▼▼▼

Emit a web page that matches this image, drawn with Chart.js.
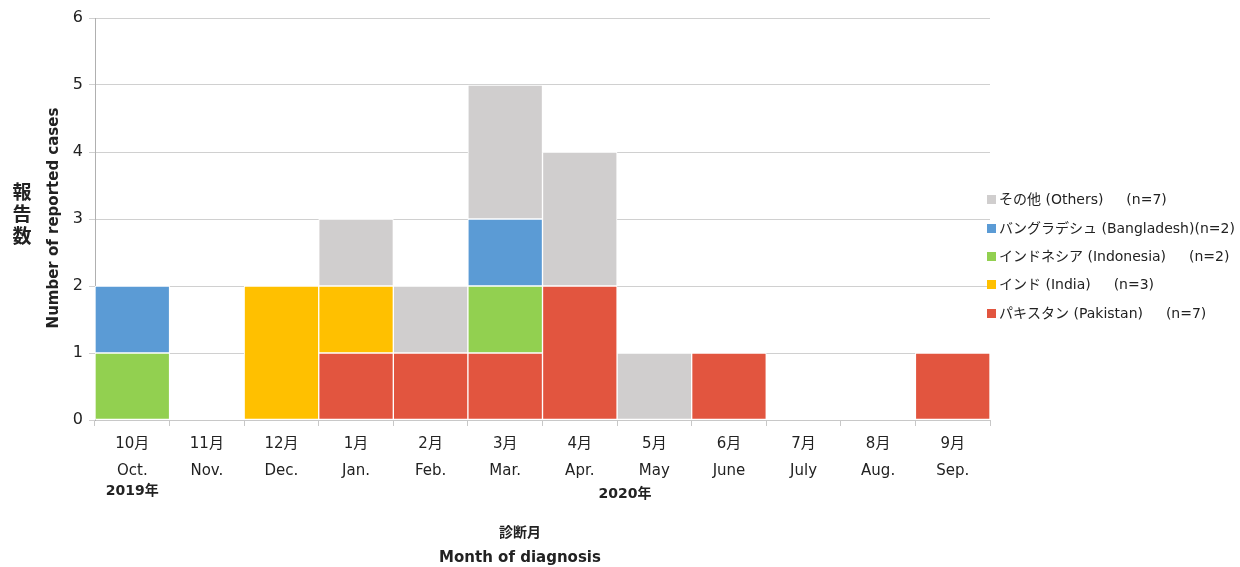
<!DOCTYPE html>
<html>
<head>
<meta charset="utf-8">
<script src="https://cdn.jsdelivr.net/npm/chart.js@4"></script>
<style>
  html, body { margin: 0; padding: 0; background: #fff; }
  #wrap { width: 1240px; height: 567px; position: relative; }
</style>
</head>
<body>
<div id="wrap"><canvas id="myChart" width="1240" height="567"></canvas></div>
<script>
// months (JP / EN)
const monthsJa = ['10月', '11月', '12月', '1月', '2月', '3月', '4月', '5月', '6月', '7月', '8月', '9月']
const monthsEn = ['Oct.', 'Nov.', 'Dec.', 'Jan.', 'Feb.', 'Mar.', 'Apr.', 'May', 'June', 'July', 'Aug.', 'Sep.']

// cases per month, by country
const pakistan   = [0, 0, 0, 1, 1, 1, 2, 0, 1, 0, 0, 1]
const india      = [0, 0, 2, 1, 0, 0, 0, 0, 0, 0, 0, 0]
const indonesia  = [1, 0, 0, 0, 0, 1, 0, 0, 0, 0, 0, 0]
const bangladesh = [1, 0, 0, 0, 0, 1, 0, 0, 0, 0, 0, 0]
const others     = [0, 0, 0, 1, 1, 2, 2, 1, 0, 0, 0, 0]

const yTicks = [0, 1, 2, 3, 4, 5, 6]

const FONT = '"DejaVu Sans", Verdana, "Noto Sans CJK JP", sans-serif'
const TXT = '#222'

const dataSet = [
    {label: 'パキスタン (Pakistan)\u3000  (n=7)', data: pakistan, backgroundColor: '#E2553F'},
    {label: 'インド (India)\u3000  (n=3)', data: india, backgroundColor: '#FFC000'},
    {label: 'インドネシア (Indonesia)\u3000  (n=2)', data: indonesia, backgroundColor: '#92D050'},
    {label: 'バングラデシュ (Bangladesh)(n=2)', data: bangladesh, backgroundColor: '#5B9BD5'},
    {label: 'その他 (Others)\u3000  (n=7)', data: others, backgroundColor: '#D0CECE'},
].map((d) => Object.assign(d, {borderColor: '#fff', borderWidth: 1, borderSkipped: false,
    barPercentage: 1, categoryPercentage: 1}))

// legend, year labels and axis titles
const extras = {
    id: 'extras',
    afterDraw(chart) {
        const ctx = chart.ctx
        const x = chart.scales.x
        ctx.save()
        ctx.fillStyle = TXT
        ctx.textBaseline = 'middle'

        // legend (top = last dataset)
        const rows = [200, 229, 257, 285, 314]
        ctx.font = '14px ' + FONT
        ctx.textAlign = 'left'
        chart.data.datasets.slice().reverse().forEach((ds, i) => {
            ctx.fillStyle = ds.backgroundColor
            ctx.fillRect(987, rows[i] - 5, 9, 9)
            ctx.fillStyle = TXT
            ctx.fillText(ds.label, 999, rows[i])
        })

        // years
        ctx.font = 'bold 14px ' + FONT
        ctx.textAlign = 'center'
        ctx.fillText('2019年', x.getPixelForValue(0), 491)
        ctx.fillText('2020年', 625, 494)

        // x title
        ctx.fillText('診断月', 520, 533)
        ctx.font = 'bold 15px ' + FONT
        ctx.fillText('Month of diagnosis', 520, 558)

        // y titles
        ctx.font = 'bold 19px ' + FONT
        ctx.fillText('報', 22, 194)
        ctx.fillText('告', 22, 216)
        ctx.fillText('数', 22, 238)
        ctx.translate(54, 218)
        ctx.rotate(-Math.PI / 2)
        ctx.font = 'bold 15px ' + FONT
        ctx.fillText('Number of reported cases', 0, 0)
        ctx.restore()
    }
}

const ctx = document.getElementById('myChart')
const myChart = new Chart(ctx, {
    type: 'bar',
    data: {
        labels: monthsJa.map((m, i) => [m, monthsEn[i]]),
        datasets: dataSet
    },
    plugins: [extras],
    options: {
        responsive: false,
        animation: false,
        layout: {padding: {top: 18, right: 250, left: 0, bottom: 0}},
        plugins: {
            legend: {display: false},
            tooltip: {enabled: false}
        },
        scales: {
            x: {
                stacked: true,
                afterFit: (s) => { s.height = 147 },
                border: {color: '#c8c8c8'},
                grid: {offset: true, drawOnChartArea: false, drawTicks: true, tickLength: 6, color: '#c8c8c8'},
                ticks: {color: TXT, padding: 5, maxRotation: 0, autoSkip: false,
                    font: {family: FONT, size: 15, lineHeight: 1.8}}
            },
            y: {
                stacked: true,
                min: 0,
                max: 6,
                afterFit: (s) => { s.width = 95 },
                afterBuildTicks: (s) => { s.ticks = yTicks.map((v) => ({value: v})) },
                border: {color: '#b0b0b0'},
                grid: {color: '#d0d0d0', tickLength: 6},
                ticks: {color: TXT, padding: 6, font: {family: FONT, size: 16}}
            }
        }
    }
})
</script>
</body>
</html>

▲▲▲

→ EXERCISE
Copy every line of the data word for word, omitting the images.

→ FINAL RESULT
Emit a web page that matches this image, drawn with Chart.js.
<!DOCTYPE html>
<html>
<head>
<meta charset="utf-8">
<script src="https://cdn.jsdelivr.net/npm/chart.js@4"></script>
<style>
  html, body { margin: 0; padding: 0; background: #fff; }
  #wrap { width: 1240px; height: 567px; position: relative; }
</style>
</head>
<body>
<div id="wrap"><canvas id="myChart" width="1240" height="567"></canvas></div>
<script>
// months (JP / EN)
const monthsJa = ['10月', '11月', '12月', '1月', '2月', '3月', '4月', '5月', '6月', '7月', '8月', '9月']
const monthsEn = ['Oct.', 'Nov.', 'Dec.', 'Jan.', 'Feb.', 'Mar.', 'Apr.', 'May', 'June', 'July', 'Aug.', 'Sep.']

// cases per month, by country
const pakistan   = [0, 0, 0, 1, 1, 1, 2, 0, 1, 0, 0, 1]
const india      = [0, 0, 2, 1, 0, 0, 0, 0, 0, 0, 0, 0]
const indonesia  = [1, 0, 0, 0, 0, 1, 0, 0, 0, 0, 0, 0]
const bangladesh = [1, 0, 0, 0, 0, 1, 0, 0, 0, 0, 0, 0]
const others     = [0, 0, 0, 1, 1, 2, 2, 1, 0, 0, 0, 0]

const yTicks = [0, 1, 2, 3, 4, 5, 6]

const FONT = '"DejaVu Sans", Verdana, "Noto Sans CJK JP", sans-serif'
const TXT = '#222'

const dataSet = [
    {label: 'パキスタン (Pakistan)\u3000  (n=7)', data: pakistan, backgroundColor: '#E2553F'},
    {label: 'インド (India)\u3000  (n=3)', data: india, backgroundColor: '#FFC000'},
    {label: 'インドネシア (Indonesia)\u3000  (n=2)', data: indonesia, backgroundColor: '#92D050'},
    {label: 'バングラデシュ (Bangladesh)(n=2)', data: bangladesh, backgroundColor: '#5B9BD5'},
    {label: 'その他 (Others)\u3000  (n=7)', data: others, backgroundColor: '#D0CECE'},
].map((d) => Object.assign(d, {borderColor: '#fff', borderWidth: 1, borderSkipped: false,
    barPercentage: 1, categoryPercentage: 1}))

// legend, year labels and axis titles
const extras = {
    id: 'extras',
    afterDraw(chart) {
        const ctx = chart.ctx
        const x = chart.scales.x
        ctx.save()
        ctx.fillStyle = TXT
        ctx.textBaseline = 'middle'

        // legend (top = last dataset)
        const rows = [200, 229, 257, 285, 314]
        ctx.font = '14px ' + FONT
        ctx.textAlign = 'left'
        chart.data.datasets.slice().reverse().forEach((ds, i) => {
            ctx.fillStyle = ds.backgroundColor
            ctx.fillRect(987, rows[i] - 5, 9, 9)
            ctx.fillStyle = TXT
            ctx.fillText(ds.label, 999, rows[i])
        })

        // years
        ctx.font = 'bold 14px ' + FONT
        ctx.textAlign = 'center'
        ctx.fillText('2019年', x.getPixelForValue(0), 491)
        ctx.fillText('2020年', 625, 494)

        // x title
        ctx.fillText('診断月', 520, 533)
        ctx.font = 'bold 15px ' + FONT
        ctx.fillText('Month of diagnosis', 520, 558)

        // y titles
        ctx.font = 'bold 19px ' + FONT
        ctx.fillText('報', 22, 194)
        ctx.fillText('告', 22, 216)
        ctx.fillText('数', 22, 238)
        ctx.translate(54, 218)
        ctx.rotate(-Math.PI / 2)
        ctx.font = 'bold 15px ' + FONT
        ctx.fillText('Number of reported cases', 0, 0)
        ctx.restore()
    }
}

const ctx = document.getElementById('myChart')
const myChart = new Chart(ctx, {
    type: 'bar',
    data: {
        labels: monthsJa.map((m, i) => [m, monthsEn[i]]),
        datasets: dataSet
    },
    plugins: [extras],
    options: {
        responsive: false,
        animation: false,
        layout: {padding: {top: 18, right: 250, left: 0, bottom: 0}},
        plugins: {
            legend: {display: false},
            tooltip: {enabled: false}
        },
        scales: {
            x: {
                stacked: true,
                afterFit: (s) => { s.height = 147 },
                border: {color: '#c8c8c8'},
                grid: {offset: true, drawOnChartArea: false, drawTicks: true, tickLength: 6, color: '#c8c8c8'},
                ticks: {color: TXT, padding: 5, maxRotation: 0, autoSkip: false,
                    font: {family: FONT, size: 15, lineHeight: 1.8}}
            },
            y: {
                stacked: true,
                min: 0,
                max: 6,
                afterFit: (s) => { s.width = 95 },
                afterBuildTicks: (s) => { s.ticks = yTicks.map((v) => ({value: v})) },
                border: {color: '#b0b0b0'},
                grid: {color: '#d0d0d0', tickLength: 6},
                ticks: {color: TXT, padding: 6, font: {family: FONT, size: 16}}
            }
        }
    }
})
</script>
</body>
</html>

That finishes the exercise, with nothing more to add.